Yes, which is what I’m already pointing out. It’s so commonplace now that even odd ball retail on the fringes of rural highways is likely to have a Square or PayPal reader. Free or low cost account (with trans fees*) and a smart phone (3G coverage was all they had there at that time) is all that’s needed.
Frankly, I’m surprised the OP was so surprised.
*On my accts, even if the reader swipe fails, I can type in the info. It charges a slightly higher trans fee. I’ve been very thankful for this method of taking other people’s money when selling at fairs and art shows, in addition to add on sales/services when already on a photo shoot.
Well, not necessarily everyone. At the farmer’s market my mom sells at, there’s one booth for the market organizers where they’re equipped to take credit cards (presumably something like Square), and they’ll sell you tokens which you can use in lieu of cash with any of the other vendors.
“So, I was buttoning up my fly and I noticed another fellow in the men’s room had a device on his trouser fly that simplified the process, more or less “zipping” the sides together!”
[QUOTE=friedo]
In addition to Square there are also similar products available from PayWare and Intuit.

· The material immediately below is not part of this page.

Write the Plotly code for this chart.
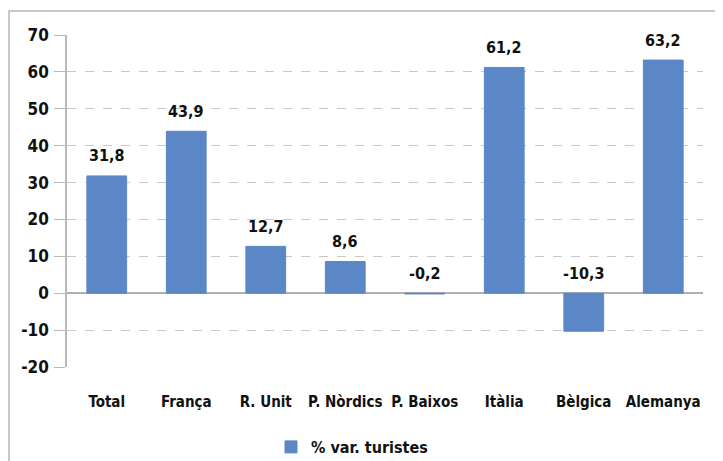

They all work pretty much the same way - using a smart-phone’s mic input to transmit the magstripe information. These are going to get a bit more difficult to deal with once EMV becomes required.
[/QUOTE]
Square has a new EMV reader “Coming soon” that handles EMV and NFC, so you’d be able to accept chip and sign and ApplePay. They also have a chip-and-PIN EMV reader that can be bought now for about $150, which is cheap as chips, as payment devices go.
EMV in general, is going to be more difficult for everyone, at least at first. People will have to get used to “dip it and leave it” while the card, reader, and payment processor have a conversation.
Also, EMV is not required. (Can I make that blink to help clear that popular misconception?) At least it’s not presently required, and there are a few carve-out exceptions, such as gas pumps not needing to be retrofitted until somewhere in 2017. A merchant is free to continue accepting swipe-and-sign magstripe cards, but the fraud liability shiftsto them. More specifically, the liability is laid on the least-compliant party, which means a merchant that has an EMV reader won’t be liable for a fraudulent transaction if the customer uses a magstripe card. If the card issuer hasn’t provided their customer with an EMV card, the bank is on the hook.
The next couple of months will be very, very busy ones for the plastic issuance folks who make the actual credit cards. My corporate charge card has only been updated to an EMV version this week, but none of my other credit or debit cards have been chipped yet.